Work instructions
Quote all of the data exactly as given. Skip every picture it contains.
===============
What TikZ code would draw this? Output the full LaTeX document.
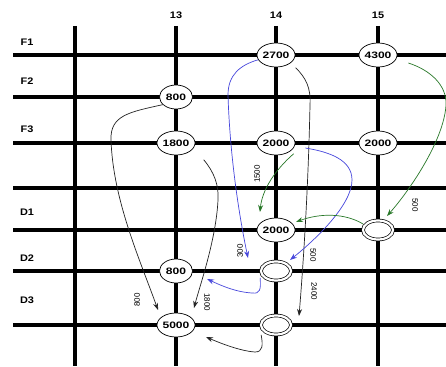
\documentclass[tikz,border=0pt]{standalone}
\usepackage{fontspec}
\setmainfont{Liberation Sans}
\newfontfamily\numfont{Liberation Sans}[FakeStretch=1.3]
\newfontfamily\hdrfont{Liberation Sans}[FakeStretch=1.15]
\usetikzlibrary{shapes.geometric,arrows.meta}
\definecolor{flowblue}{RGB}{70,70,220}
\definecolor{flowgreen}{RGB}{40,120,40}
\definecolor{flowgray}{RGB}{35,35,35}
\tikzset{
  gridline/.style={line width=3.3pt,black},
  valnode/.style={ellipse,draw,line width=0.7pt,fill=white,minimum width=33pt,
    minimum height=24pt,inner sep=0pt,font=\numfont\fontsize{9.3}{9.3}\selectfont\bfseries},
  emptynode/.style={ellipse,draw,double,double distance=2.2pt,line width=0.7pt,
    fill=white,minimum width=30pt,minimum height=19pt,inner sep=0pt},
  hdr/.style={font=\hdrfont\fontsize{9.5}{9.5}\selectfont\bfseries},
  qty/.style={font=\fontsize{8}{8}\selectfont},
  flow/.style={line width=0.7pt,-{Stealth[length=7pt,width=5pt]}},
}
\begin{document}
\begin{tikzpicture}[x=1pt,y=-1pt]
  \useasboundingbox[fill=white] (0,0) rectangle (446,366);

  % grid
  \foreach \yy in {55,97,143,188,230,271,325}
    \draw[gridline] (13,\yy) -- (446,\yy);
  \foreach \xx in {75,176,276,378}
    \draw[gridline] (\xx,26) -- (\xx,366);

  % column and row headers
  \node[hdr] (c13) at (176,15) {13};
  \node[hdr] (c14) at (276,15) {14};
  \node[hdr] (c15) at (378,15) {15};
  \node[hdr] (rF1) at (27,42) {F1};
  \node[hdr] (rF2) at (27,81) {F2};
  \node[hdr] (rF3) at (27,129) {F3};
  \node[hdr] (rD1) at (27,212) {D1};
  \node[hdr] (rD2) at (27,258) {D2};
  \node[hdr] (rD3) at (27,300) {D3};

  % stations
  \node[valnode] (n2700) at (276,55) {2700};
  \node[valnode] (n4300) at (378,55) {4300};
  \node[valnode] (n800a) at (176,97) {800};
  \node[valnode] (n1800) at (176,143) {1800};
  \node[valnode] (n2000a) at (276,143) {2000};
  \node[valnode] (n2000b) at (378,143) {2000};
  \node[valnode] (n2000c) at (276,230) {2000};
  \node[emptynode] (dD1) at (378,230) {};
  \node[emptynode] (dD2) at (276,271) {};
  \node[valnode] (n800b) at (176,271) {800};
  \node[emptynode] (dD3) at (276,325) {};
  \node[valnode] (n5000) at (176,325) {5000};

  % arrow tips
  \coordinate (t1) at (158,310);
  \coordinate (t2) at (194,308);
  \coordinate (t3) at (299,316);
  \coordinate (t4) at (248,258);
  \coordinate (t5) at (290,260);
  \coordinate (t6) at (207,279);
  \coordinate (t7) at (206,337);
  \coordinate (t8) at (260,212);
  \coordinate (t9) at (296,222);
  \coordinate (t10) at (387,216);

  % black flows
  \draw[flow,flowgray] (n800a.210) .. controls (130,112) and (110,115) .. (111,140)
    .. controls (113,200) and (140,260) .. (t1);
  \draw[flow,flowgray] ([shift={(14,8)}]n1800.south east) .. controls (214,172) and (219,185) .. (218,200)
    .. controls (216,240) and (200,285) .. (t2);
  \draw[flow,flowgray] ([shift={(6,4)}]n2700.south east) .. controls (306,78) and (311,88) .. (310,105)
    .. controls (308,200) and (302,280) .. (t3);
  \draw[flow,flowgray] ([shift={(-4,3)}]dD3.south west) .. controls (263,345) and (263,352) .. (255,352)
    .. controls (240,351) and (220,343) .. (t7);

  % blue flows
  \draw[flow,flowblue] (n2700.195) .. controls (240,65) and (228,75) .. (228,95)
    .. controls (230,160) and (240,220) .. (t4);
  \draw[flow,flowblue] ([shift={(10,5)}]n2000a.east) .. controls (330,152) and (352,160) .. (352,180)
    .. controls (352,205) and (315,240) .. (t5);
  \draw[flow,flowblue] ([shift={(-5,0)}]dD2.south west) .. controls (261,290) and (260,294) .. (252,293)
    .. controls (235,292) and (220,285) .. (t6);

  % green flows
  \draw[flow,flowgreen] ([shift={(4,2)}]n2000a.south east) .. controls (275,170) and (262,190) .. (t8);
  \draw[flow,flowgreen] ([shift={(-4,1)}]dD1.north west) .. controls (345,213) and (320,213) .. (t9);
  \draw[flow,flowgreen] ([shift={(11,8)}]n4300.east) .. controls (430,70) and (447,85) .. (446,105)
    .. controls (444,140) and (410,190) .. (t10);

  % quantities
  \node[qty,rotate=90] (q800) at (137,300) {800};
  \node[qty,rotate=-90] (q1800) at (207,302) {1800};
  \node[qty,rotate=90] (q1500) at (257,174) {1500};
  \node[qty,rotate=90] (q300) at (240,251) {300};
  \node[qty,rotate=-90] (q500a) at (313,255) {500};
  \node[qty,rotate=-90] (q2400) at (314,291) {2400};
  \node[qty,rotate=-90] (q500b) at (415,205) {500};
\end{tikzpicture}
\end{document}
===============
Response to this task
What TikZ code would draw this? Output the full LaTeX document.
\documentclass[tikz,border=0pt]{standalone}
\usepackage{fontspec}
\setmainfont{Liberation Sans}
\newfontfamily\numfont{Liberation Sans}[FakeStretch=1.3]
\newfontfamily\hdrfont{Liberation Sans}[FakeStretch=1.15]
\usetikzlibrary{shapes.geometric,arrows.meta}
\definecolor{flowblue}{RGB}{70,70,220}
\definecolor{flowgreen}{RGB}{40,120,40}
\definecolor{flowgray}{RGB}{35,35,35}
\tikzset{
  gridline/.style={line width=3.3pt,black},
  valnode/.style={ellipse,draw,line width=0.7pt,fill=white,minimum width=33pt,
    minimum height=24pt,inner sep=0pt,font=\numfont\fontsize{9.3}{9.3}\selectfont\bfseries},
  emptynode/.style={ellipse,draw,double,double distance=2.2pt,line width=0.7pt,
    fill=white,minimum width=30pt,minimum height=19pt,inner sep=0pt},
  hdr/.style={font=\hdrfont\fontsize{9.5}{9.5}\selectfont\bfseries},
  qty/.style={font=\fontsize{8}{8}\selectfont},
  flow/.style={line width=0.7pt,-{Stealth[length=7pt,width=5pt]}},
}
\begin{document}
\begin{tikzpicture}[x=1pt,y=-1pt]
  \useasboundingbox[fill=white] (0,0) rectangle (446,366);

  % grid
  \foreach \yy in {55,97,143,188,230,271,325}
    \draw[gridline] (13,\yy) -- (446,\yy);
  \foreach \xx in {75,176,276,378}
    \draw[gridline] (\xx,26) -- (\xx,366);

  % column and row headers
  \node[hdr] (c13) at (176,15) {13};
  \node[hdr] (c14) at (276,15) {14};
  \node[hdr] (c15) at (378,15) {15};
  \node[hdr] (rF1) at (27,42) {F1};
  \node[hdr] (rF2) at (27,81) {F2};
  \node[hdr] (rF3) at (27,129) {F3};
  \node[hdr] (rD1) at (27,212) {D1};
  \node[hdr] (rD2) at (27,258) {D2};
  \node[hdr] (rD3) at (27,300) {D3};

  % stations
  \node[valnode] (n2700) at (276,55) {2700};
  \node[valnode] (n4300) at (378,55) {4300};
  \node[valnode] (n800a) at (176,97) {800};
  \node[valnode] (n1800) at (176,143) {1800};
  \node[valnode] (n2000a) at (276,143) {2000};
  \node[valnode] (n2000b) at (378,143) {2000};
  \node[valnode] (n2000c) at (276,230) {2000};
  \node[emptynode] (dD1) at (378,230) {};
  \node[emptynode] (dD2) at (276,271) {};
  \node[valnode] (n800b) at (176,271) {800};
  \node[emptynode] (dD3) at (276,325) {};
  \node[valnode] (n5000) at (176,325) {5000};

  % arrow tips
  \coordinate (t1) at (158,310);
  \coordinate (t2) at (194,308);
  \coordinate (t3) at (299,316);
  \coordinate (t4) at (248,258);
  \coordinate (t5) at (290,260);
  \coordinate (t6) at (207,279);
  \coordinate (t7) at (206,337);
  \coordinate (t8) at (260,212);
  \coordinate (t9) at (296,222);
  \coordinate (t10) at (387,216);

  % black flows
  \draw[flow,flowgray] (n800a.210) .. controls (130,112) and (110,115) .. (111,140)
    .. controls (113,200) and (140,260) .. (t1);
  \draw[flow,flowgray] ([shift={(14,8)}]n1800.south east) .. controls (214,172) and (219,185) .. (218,200)
    .. controls (216,240) and (200,285) .. (t2);
  \draw[flow,flowgray] ([shift={(6,4)}]n2700.south east) .. controls (306,78) and (311,88) .. (310,105)
    .. controls (308,200) and (302,280) .. (t3);
  \draw[flow,flowgray] ([shift={(-4,3)}]dD3.south west) .. controls (263,345) and (263,352) .. (255,352)
    .. controls (240,351) and (220,343) .. (t7);

  % blue flows
  \draw[flow,flowblue] (n2700.195) .. controls (240,65) and (228,75) .. (228,95)
    .. controls (230,160) and (240,220) .. (t4);
  \draw[flow,flowblue] ([shift={(10,5)}]n2000a.east) .. controls (330,152) and (352,160) .. (352,180)
    .. controls (352,205) and (315,240) .. (t5);
  \draw[flow,flowblue] ([shift={(-5,0)}]dD2.south west) .. controls (261,290) and (260,294) .. (252,293)
    .. controls (235,292) and (220,285) .. (t6);

  % green flows
  \draw[flow,flowgreen] ([shift={(4,2)}]n2000a.south east) .. controls (275,170) and (262,190) .. (t8);
  \draw[flow,flowgreen] ([shift={(-4,1)}]dD1.north west) .. controls (345,213) and (320,213) .. (t9);
  \draw[flow,flowgreen] ([shift={(11,8)}]n4300.east) .. controls (430,70) and (447,85) .. (446,105)
    .. controls (444,140) and (410,190) .. (t10);

  % quantities
  \node[qty,rotate=90] (q800) at (137,300) {800};
  \node[qty,rotate=-90] (q1800) at (207,302) {1800};
  \node[qty,rotate=90] (q1500) at (257,174) {1500};
  \node[qty,rotate=90] (q300) at (240,251) {300};
  \node[qty,rotate=-90] (q500a) at (313,255) {500};
  \node[qty,rotate=-90] (q2400) at (314,291) {2400};
  \node[qty,rotate=-90] (q500b) at (415,205) {500};
\end{tikzpicture}
\end{document}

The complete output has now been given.